[Information supplied]:
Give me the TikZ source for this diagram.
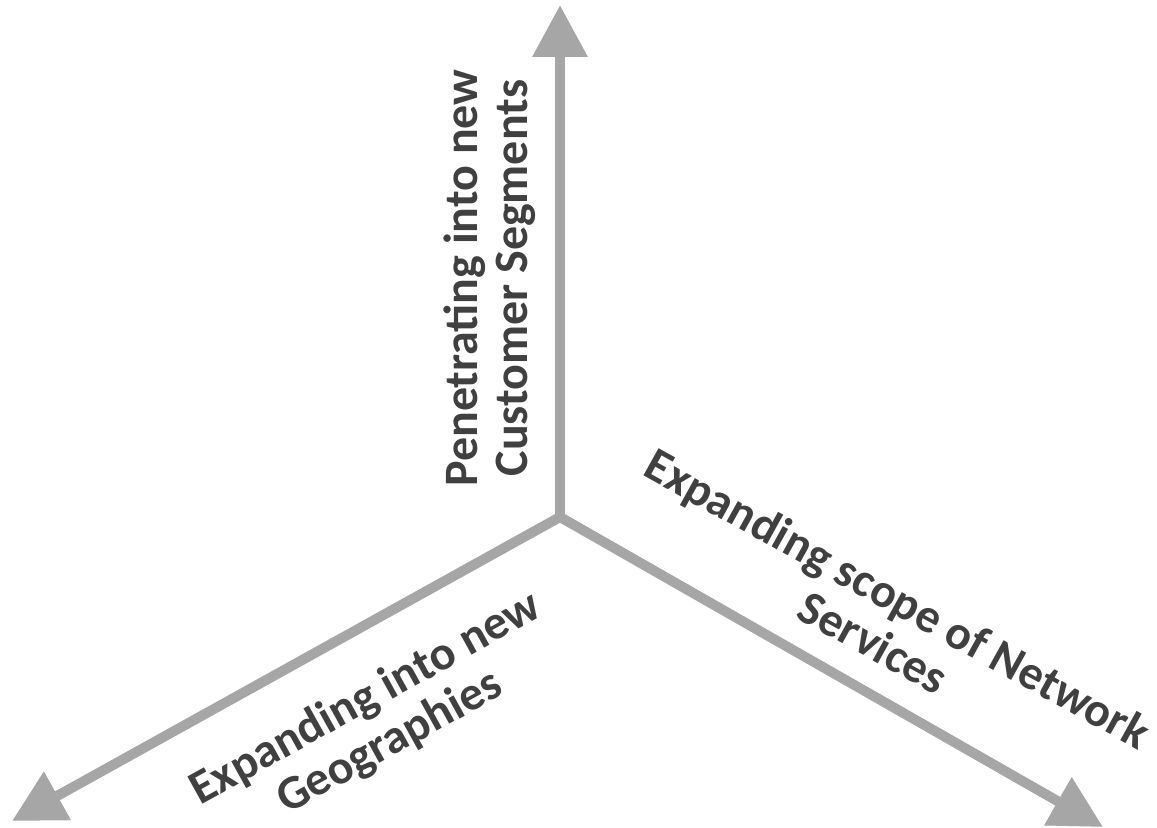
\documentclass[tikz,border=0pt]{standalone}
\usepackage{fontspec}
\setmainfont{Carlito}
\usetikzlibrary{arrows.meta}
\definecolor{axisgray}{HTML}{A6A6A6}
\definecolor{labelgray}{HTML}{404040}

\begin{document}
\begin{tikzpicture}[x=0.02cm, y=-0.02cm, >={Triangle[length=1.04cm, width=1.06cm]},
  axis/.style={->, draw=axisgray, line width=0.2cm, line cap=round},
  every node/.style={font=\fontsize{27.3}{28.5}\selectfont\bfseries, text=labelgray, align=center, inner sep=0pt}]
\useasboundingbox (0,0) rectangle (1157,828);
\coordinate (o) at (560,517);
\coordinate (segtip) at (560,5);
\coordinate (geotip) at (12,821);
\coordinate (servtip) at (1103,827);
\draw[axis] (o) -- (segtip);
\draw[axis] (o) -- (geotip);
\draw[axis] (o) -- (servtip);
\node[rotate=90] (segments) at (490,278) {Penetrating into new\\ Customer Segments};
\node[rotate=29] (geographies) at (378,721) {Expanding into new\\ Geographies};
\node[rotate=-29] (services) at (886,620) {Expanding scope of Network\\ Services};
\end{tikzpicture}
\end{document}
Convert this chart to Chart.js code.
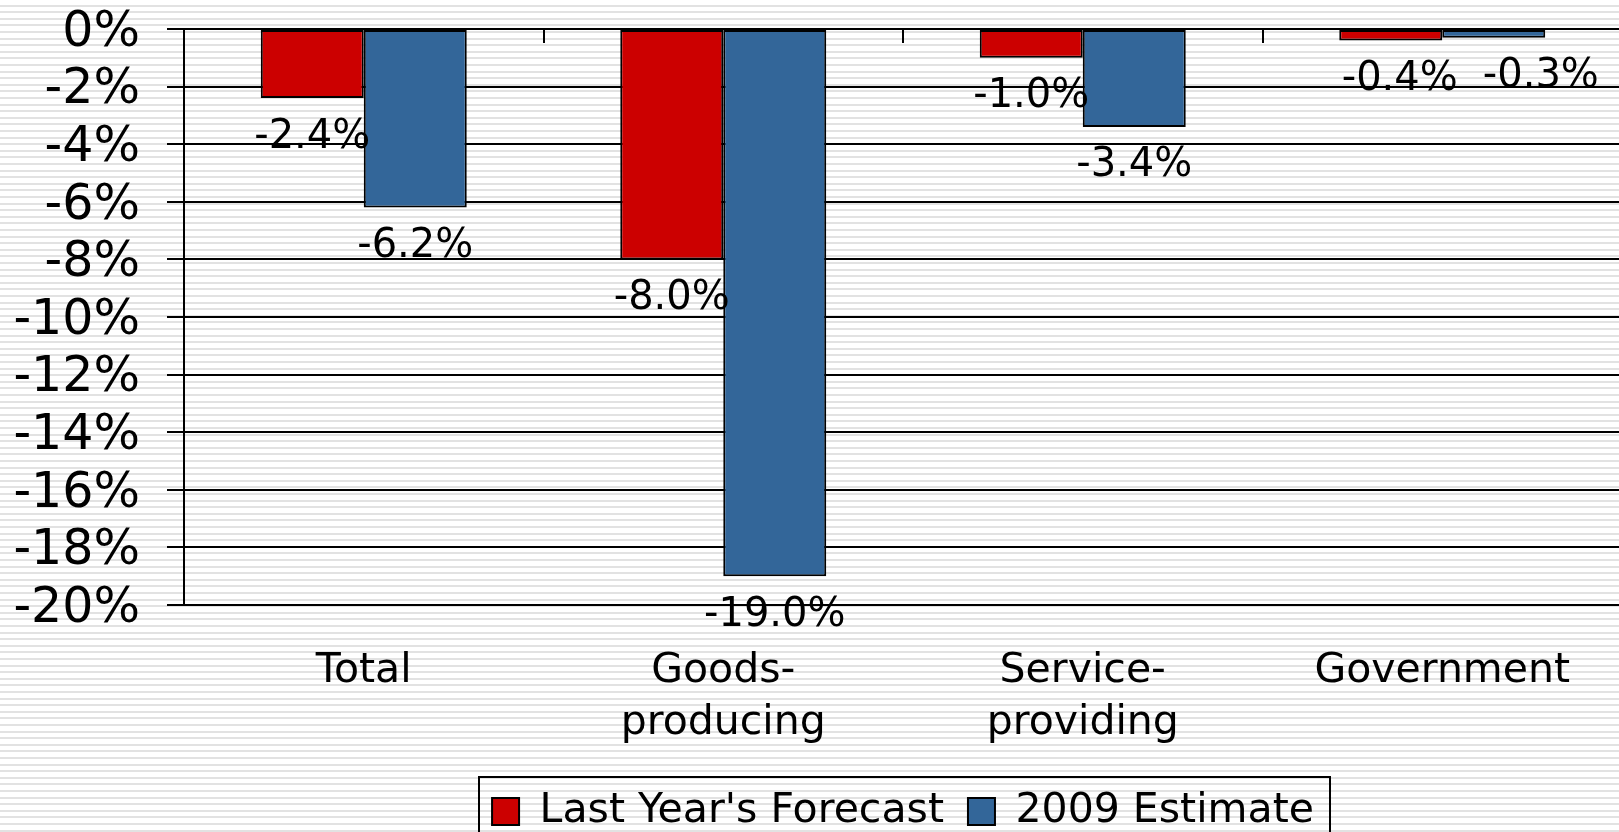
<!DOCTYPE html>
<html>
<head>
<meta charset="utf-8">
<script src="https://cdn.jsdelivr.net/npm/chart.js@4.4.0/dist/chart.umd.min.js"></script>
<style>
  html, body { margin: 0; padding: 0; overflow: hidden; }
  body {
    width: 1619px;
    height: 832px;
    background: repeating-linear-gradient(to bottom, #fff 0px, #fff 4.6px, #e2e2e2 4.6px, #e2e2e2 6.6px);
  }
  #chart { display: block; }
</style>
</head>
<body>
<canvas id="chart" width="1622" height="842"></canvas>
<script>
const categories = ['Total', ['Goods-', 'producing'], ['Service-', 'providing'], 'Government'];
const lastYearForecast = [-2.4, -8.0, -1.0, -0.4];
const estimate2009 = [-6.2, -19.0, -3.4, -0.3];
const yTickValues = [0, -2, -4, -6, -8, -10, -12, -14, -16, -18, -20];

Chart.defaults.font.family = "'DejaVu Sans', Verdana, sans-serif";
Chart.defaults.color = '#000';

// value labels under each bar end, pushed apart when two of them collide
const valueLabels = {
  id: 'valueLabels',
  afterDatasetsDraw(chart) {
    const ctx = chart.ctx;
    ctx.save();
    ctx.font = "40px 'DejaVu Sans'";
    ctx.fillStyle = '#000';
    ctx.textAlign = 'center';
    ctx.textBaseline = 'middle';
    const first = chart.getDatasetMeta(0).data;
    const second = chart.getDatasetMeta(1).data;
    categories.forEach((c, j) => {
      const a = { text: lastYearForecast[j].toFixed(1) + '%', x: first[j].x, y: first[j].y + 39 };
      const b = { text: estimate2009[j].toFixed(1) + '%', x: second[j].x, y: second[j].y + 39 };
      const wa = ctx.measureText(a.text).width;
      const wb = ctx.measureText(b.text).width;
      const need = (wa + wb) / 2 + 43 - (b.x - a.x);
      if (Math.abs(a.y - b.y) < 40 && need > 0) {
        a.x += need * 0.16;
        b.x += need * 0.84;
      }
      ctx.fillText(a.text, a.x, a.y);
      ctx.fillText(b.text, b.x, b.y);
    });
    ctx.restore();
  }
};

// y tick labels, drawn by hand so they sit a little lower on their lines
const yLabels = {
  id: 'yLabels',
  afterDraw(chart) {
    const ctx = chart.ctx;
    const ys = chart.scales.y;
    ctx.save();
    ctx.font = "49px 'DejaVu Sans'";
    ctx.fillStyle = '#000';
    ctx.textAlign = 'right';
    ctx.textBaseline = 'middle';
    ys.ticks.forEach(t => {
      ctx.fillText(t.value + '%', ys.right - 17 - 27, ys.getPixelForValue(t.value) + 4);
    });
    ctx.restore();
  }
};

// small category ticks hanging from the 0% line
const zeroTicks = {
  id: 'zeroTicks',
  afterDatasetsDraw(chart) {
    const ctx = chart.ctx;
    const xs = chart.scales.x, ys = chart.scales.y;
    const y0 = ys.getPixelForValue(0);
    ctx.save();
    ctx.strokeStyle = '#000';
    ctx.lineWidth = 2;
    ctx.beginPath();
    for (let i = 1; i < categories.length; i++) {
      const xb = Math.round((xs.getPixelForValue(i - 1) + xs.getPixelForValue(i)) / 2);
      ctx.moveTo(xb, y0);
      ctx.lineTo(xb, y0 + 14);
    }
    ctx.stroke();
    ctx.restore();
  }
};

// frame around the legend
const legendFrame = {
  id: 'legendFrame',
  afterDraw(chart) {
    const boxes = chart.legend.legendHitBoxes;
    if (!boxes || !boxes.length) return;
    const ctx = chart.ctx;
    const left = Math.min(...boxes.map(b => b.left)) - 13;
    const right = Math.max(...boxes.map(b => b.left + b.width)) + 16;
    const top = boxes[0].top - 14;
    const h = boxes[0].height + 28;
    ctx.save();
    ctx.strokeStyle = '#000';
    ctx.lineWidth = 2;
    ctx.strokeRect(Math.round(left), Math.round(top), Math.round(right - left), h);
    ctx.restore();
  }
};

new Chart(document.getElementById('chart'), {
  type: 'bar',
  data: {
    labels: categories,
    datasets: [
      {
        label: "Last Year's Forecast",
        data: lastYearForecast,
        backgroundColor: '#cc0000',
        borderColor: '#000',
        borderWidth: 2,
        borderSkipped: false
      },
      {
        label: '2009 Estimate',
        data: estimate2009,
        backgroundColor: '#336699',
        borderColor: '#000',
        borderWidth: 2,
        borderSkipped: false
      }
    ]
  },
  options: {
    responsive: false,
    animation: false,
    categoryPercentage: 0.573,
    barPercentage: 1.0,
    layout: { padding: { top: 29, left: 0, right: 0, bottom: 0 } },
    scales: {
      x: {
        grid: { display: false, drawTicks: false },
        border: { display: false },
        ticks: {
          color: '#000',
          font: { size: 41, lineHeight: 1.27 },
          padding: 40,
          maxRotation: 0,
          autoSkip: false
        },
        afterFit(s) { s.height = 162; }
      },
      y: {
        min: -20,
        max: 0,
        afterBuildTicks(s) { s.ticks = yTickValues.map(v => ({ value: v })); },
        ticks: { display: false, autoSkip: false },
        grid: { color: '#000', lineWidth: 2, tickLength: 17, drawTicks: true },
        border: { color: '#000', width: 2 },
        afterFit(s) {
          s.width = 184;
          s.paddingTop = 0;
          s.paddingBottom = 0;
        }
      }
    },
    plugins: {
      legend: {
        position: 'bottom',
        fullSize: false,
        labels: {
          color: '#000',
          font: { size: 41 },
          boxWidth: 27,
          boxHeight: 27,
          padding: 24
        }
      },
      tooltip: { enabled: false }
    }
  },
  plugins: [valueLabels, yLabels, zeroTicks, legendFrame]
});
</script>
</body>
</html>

[Task requirements]:
Using the records above, say how many lines include the string "this". Only the number is wanted.

[Expected output]:
2